The price is currently trading around the 52 week average premium so in my opinion, I feel comfortable adding shares at these levels. I think the recent downward price movement over the last few weeks have created an ample buying opportunity.
Limited Upside But High Total Return
It may be strange to recommend a stock that has very little upside movement. We can’t forget though that the dividend yield is currently 17% and supplemental dividends payments have already been confirmed throughout the remainder of the year. Announcing 3 months worth of supplemental payments is another reassuring metric to show that cash flow is strong for Eagle Point Credit.
Whether your returns are through distributions or capital appreciation, that is for you to decide. An investment like ECC is not suitable for the “traditional” investor as most of the return is coming through the high distribution. I personally love receiving a steady cash flow from my investments but maybe income is not a priority for you.
While the price may have declined substantially over the approximate 10 year period, we can see that your total return is over 96% over the same period because of the high distributions.
As long as the distributions can be covered, I will remain holding so that I can collect and reinvest a portion of the dividends received.

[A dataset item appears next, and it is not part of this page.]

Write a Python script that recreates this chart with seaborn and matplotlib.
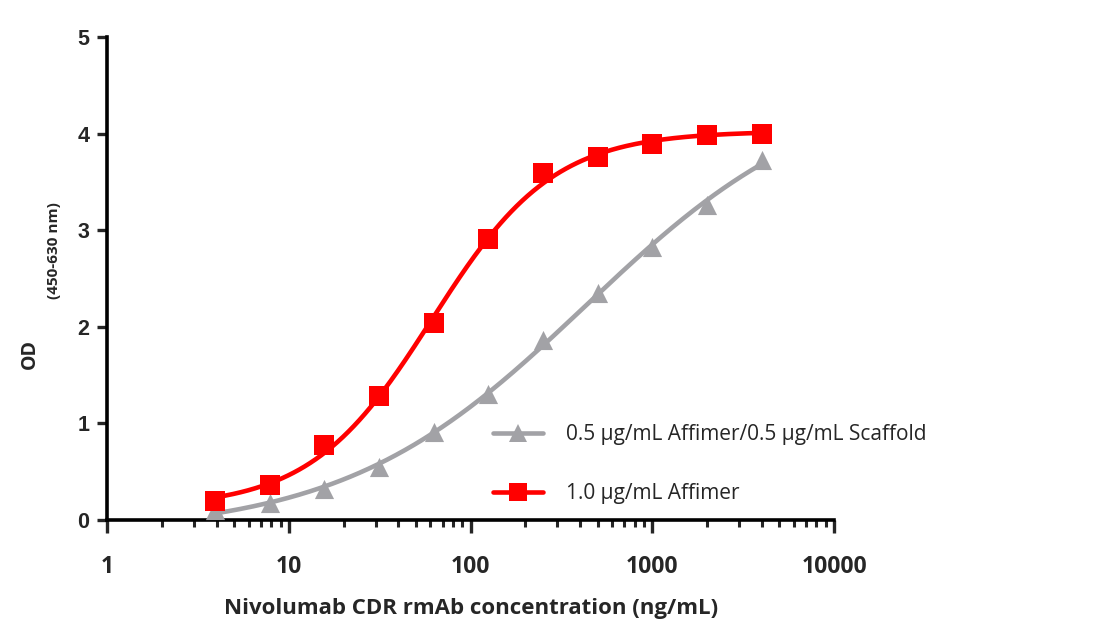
import numpy as np
import pandas as pd
import matplotlib
matplotlib.use("Agg")
import matplotlib.pyplot as plt
import seaborn as sns
from matplotlib.lines import Line2D
from matplotlib.ticker import FixedLocator, FixedFormatter, LogLocator, NullFormatter

# ---- data ----
conc = [3.90625, 7.8125, 15.625, 31.25, 62.5, 125, 250, 500, 1000, 2000, 4000]
od_affimer_1 = [0.20, 0.36, 0.78, 1.28, 2.04, 2.91, 3.59, 3.76, 3.90, 3.99, 4.00]
od_affimer_scaffold = [0.10, 0.18, 0.32, 0.55, 0.91, 1.31, 1.86, 2.35, 2.83, 3.26, 3.73]
label_red = "1.0 μg/mL Affimer"
label_gray = "0.5 μg/mL Affimer/0.5 μg/mL Scaffold"
x_ticks = [1, 10, 100, 1000, 10000]
x_tick_labels = ["1", "10", "100", "1000", "10000"]
y_ticks = [0, 1, 2, 3, 4, 5]

RED = "#FF0000"
GRAY = "#A2A2A6"


def four_pl(p, lx):
    b, t, le, h = p
    return b + (t - b) / (1.0 + 10 ** ((le - lx) * h))


def fit_4pl(x, y):
    lx = np.log10(np.asarray(x, float))
    y = np.asarray(y, float)
    p = np.array([y.min(), y.max() * 1.05, np.median(lx), 1.0])
    lam = 1e-3
    def sse(q):
        return np.sum((y - four_pl(q, lx)) ** 2)
    for _ in range(2000):
        r = y - four_pl(p, lx)
        J = np.empty((len(lx), 4))
        for j in range(4):
            dp = np.zeros(4)
            dp[j] = 1e-6
            J[:, j] = (four_pl(p + dp, lx) - four_pl(p, lx)) / 1e-6
        A = J.T @ J
        g = J.T @ r
        try:
            step = np.linalg.solve(A + lam * np.diag(np.diag(A) + 1e-12), g)
        except np.linalg.LinAlgError:
            break
        new = p + step
        if sse(new) < sse(p):
            p = new
            lam = max(lam * 0.3, 1e-12)
        else:
            lam *= 10
            if lam > 1e12:
                break
    return p


df = pd.DataFrame({
    "conc": conc * 2,
    "od": od_affimer_scaffold + od_affimer_1,
    "series": [label_gray] * len(conc) + [label_red] * len(conc),
})

curves = []
for lab, vals in [(label_gray, od_affimer_scaffold), (label_red, od_affimer_1)]:
    p = fit_4pl(conc, vals)
    lxs = np.linspace(np.log10(conc[0]), np.log10(conc[-1]), 300)
    curves.append(pd.DataFrame({"conc": 10 ** lxs, "od": four_pl(p, lxs), "series": lab}))
curve_df = pd.concat(curves, ignore_index=True)

sns.set_style("ticks")
plt.rcParams["font.family"] = ["Open Sans", "DejaVu Sans"]

fig = plt.figure(figsize=(11.10, 6.24), dpi=100)
ax = fig.add_axes([0.0968, 0.1667, 0.7514 - 0.0968, 0.9402 - 0.1667])

palette = {label_gray: GRAY, label_red: RED}
sns.lineplot(data=curve_df, x="conc", y="od", hue="series", palette=palette,
             ax=ax, legend=False, linewidth=3.3, sort=False, estimator=None)
for lab, mk in [(label_gray, "^"), (label_red, "s")]:
    sub = df[df["series"] == lab]
    sns.scatterplot(data=sub, x="conc", y="od", color=palette[lab], marker=mk,
                    s=190, linewidth=0, ax=ax, legend=False, zorder=5)

ax.set_xscale("log")
ax.set_xlim(1, 10000)
ax.set_ylim(0, 5)
ax.xaxis.set_major_locator(FixedLocator(x_ticks))
ax.xaxis.set_major_formatter(FixedFormatter(x_tick_labels))
ax.xaxis.set_minor_locator(LogLocator(base=10, subs=np.arange(2, 10)))
ax.xaxis.set_minor_formatter(NullFormatter())
ax.set_yticks(y_ticks)
ax.set_yticklabels([str(v) for v in y_ticks])

for s in ["top", "right"]:
    ax.spines[s].set_visible(False)
for s in ["left", "bottom"]:
    ax.spines[s].set_linewidth(2.6)
    ax.spines[s].set_color("black")

ax.tick_params(axis="x", which="major", length=9, width=2.4, pad=16, direction="out")
ax.tick_params(axis="x", which="minor", length=5, width=2.2, direction="out")
ax.tick_params(axis="y", which="major", length=7, width=2.4, pad=6, direction="out")
for t in ax.get_xticklabels():
    t.set_fontfamily(["Open Sans", "DejaVu Sans"])
    t.set_fontweight("bold")
    t.set_fontsize(16.5)
for t in ax.get_yticklabels():
    t.set_fontfamily(["Liberation Sans", "DejaVu Sans"])
    t.set_fontweight("bold")
    t.set_fontsize(15.5)

ax.set_xlabel("Nivolumab CDR rmAb concentration (ng/mL)", fontsize=16,
              fontweight="bold", labelpad=14)
ax.set_ylabel("OD", fontsize=14, fontweight="bold", labelpad=0)
ax.yaxis.set_label_coords(-0.093, 0.344)
ax.text(-0.074, 0.558, "(450-630 nm)", transform=ax.transAxes, rotation=90,
        fontsize=11, fontweight="bold", ha="center", va="center")

handles = [
    Line2D([0], [0], color=GRAY, lw=3.3, marker="^", markersize=13.5, markeredgewidth=0),
    Line2D([0], [0], color=RED, lw=3.3, marker="s", markersize=13.5, markeredgewidth=0),
]
leg = fig.legend(handles, [label_gray, label_red], loc="upper left",
                 bbox_to_anchor=(0.427, 0.35), frameon=False,
                 prop={"family": ["Open Sans", "DejaVu Sans"], "size": 15},
                 handlelength=2.4, handletextpad=1.1, labelspacing=1.8)

fig.savefig("out.png", dpi=100, facecolor="white")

In conclusion, Eagle Point Credit presents a compelling investment opportunity through its focus on CLOs and the securitization of corporate loans. The senior secured nature of ECC’s loan portfolio adds a layer of security, and their diversified industry mix enhances stability. Despite some mixed quarterly results, ECC’s strong cash flow continues to support dividends, and the company’s proactive approach to managing CLO equity investments bodes well for its future profitability. While ECC’s stock price may not exhibit substantial upside, its impressive 17% dividend yield, supplemented by additional confirmed payments, makes it an attractive option for income-focused investors.